> _What the exercise asks_: Copy every line of the listing that holds the string "this".

> _Given data_:
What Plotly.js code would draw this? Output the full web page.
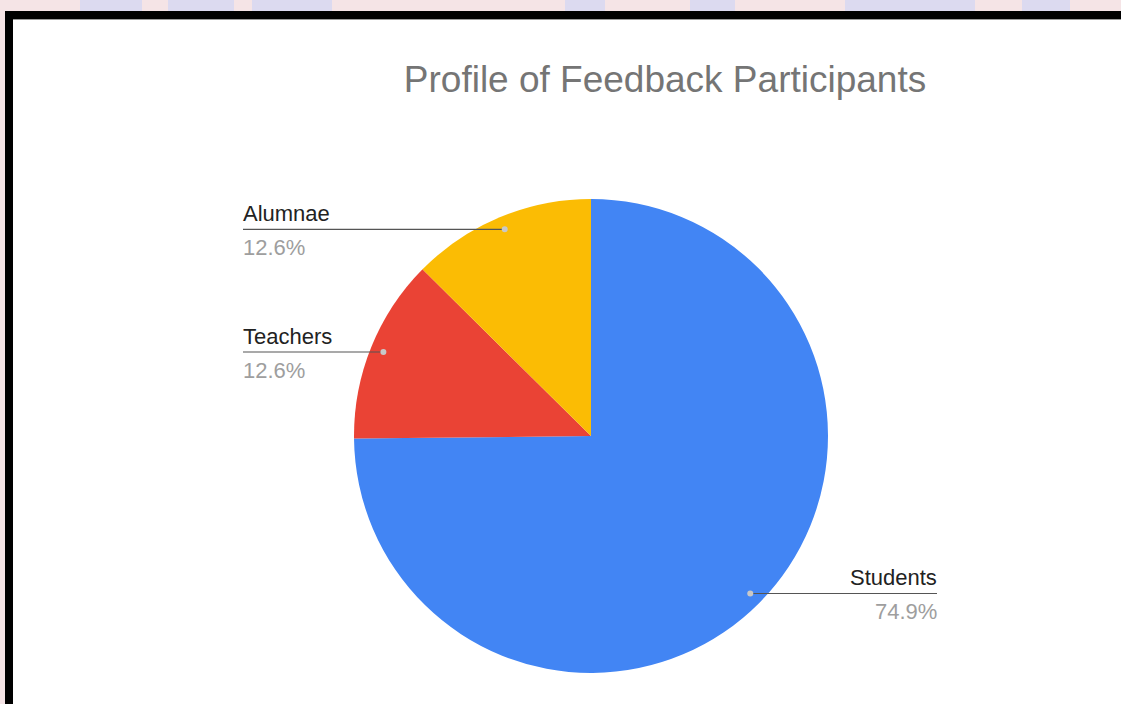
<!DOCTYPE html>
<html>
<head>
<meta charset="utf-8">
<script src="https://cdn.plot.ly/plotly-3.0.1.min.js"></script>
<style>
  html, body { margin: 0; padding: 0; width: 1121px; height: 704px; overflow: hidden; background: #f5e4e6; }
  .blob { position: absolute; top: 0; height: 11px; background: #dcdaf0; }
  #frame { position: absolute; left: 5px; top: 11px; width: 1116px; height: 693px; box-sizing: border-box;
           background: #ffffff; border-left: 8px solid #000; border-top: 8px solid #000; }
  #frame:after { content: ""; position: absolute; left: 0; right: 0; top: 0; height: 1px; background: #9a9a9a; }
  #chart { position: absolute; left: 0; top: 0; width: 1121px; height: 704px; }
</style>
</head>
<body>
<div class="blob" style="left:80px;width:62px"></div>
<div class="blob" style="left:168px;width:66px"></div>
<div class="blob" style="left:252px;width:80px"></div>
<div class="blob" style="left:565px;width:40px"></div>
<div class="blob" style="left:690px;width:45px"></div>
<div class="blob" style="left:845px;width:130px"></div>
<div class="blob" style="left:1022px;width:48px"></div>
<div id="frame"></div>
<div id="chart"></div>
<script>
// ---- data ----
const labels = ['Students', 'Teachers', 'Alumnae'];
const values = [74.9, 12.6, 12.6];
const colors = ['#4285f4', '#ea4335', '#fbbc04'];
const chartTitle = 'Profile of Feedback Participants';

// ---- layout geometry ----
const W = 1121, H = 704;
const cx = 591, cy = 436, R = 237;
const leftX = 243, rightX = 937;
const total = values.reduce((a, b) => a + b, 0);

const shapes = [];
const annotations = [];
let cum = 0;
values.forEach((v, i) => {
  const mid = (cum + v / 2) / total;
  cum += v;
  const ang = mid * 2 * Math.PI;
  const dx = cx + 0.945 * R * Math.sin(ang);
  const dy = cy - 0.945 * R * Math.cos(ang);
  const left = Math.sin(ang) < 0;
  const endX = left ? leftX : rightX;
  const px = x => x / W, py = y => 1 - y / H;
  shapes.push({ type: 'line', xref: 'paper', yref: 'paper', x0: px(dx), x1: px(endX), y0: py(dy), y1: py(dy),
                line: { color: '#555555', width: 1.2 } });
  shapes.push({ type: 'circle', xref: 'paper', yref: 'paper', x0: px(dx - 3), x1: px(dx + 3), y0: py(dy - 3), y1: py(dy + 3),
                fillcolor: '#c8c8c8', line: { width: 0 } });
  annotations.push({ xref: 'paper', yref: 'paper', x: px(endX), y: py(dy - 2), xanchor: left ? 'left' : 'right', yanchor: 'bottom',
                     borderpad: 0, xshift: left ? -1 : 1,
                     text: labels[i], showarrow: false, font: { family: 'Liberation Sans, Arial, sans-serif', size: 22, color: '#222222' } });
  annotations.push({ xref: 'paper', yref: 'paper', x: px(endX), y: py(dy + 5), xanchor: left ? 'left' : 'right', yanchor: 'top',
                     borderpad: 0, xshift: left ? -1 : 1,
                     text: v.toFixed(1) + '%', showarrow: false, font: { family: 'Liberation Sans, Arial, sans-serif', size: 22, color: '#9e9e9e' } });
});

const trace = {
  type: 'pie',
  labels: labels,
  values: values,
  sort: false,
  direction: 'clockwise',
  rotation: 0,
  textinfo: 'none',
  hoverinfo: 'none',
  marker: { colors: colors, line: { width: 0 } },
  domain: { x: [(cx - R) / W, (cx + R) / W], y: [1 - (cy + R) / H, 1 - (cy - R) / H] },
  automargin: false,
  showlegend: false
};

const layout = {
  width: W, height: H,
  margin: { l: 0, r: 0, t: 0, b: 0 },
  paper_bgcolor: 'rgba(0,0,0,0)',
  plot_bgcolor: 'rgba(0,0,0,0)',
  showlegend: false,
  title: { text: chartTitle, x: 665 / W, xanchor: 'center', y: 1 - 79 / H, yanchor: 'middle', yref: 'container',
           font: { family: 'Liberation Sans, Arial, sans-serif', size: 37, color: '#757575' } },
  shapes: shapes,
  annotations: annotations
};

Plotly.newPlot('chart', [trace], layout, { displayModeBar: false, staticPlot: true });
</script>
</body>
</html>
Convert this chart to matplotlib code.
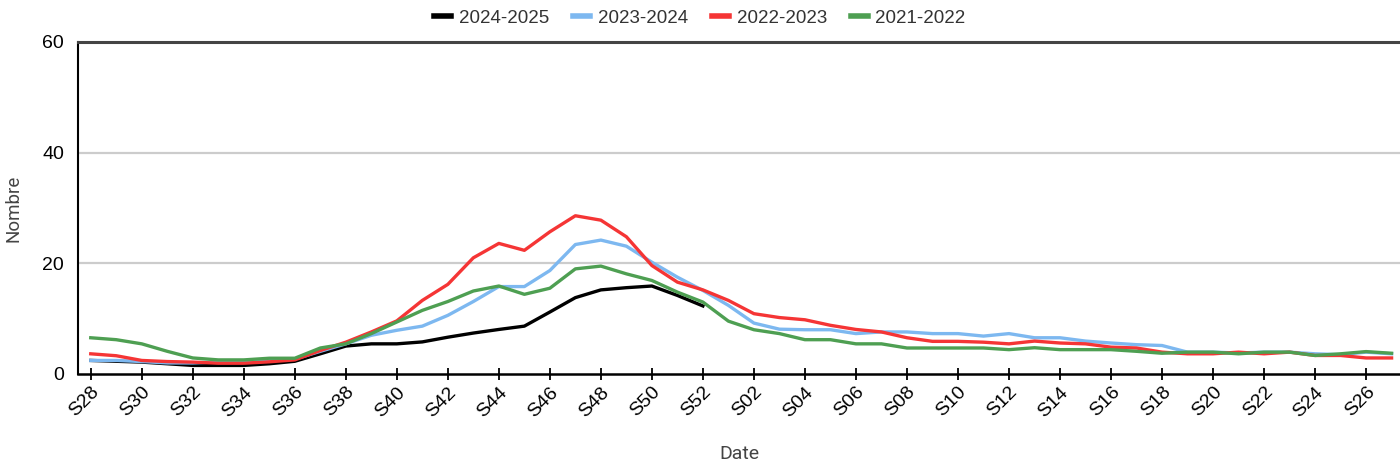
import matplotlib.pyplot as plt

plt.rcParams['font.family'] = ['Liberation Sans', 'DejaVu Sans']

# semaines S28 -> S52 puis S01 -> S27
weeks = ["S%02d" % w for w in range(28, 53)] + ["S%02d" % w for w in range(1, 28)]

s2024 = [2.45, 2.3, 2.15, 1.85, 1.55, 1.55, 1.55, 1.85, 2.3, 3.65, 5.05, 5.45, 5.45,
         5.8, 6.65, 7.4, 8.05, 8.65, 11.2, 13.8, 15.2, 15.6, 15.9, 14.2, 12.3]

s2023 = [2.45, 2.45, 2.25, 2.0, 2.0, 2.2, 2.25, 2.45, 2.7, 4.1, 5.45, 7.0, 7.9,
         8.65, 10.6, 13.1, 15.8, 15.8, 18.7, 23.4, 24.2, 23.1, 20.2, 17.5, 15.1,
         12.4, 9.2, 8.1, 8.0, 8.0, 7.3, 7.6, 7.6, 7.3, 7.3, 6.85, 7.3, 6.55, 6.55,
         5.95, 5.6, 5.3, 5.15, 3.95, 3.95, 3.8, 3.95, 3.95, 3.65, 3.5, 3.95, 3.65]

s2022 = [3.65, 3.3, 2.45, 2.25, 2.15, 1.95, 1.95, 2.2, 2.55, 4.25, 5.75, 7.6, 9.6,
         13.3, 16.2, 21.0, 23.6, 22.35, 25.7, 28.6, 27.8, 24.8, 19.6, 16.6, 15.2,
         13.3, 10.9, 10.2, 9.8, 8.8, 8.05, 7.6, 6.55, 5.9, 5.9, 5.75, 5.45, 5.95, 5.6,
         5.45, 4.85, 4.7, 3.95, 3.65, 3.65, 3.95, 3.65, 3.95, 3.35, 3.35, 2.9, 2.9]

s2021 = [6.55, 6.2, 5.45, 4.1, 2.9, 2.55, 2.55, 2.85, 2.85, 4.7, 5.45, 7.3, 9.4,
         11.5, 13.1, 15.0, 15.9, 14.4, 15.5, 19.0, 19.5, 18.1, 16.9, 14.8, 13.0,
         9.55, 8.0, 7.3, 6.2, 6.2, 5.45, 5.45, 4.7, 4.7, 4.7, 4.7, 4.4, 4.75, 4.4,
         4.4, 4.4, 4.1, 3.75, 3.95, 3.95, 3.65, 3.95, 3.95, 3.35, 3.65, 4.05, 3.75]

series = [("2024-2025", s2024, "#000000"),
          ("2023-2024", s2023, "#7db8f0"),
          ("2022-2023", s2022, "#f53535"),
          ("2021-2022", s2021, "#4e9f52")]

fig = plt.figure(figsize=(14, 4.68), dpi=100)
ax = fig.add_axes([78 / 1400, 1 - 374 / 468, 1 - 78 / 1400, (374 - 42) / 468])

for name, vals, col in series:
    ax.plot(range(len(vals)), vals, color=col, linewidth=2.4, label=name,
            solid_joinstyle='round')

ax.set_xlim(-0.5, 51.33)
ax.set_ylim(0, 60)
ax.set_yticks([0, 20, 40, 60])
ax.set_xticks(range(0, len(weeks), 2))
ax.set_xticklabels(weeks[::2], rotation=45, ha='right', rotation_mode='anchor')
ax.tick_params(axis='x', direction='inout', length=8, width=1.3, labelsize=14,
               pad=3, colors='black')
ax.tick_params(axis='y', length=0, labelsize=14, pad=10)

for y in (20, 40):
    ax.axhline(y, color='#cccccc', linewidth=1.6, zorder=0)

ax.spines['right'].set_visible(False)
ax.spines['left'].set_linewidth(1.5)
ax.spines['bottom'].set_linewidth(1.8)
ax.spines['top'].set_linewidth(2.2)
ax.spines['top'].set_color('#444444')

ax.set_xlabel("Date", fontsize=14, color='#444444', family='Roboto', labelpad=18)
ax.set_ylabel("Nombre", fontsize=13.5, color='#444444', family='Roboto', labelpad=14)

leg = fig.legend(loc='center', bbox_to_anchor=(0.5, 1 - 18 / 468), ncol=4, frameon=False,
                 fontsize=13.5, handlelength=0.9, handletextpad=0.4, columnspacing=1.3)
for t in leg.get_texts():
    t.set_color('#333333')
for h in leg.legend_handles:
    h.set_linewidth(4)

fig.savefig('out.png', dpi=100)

> _The completed task_:
What Plotly.js code would draw this? Output the full web page.
Convert this chart to matplotlib code.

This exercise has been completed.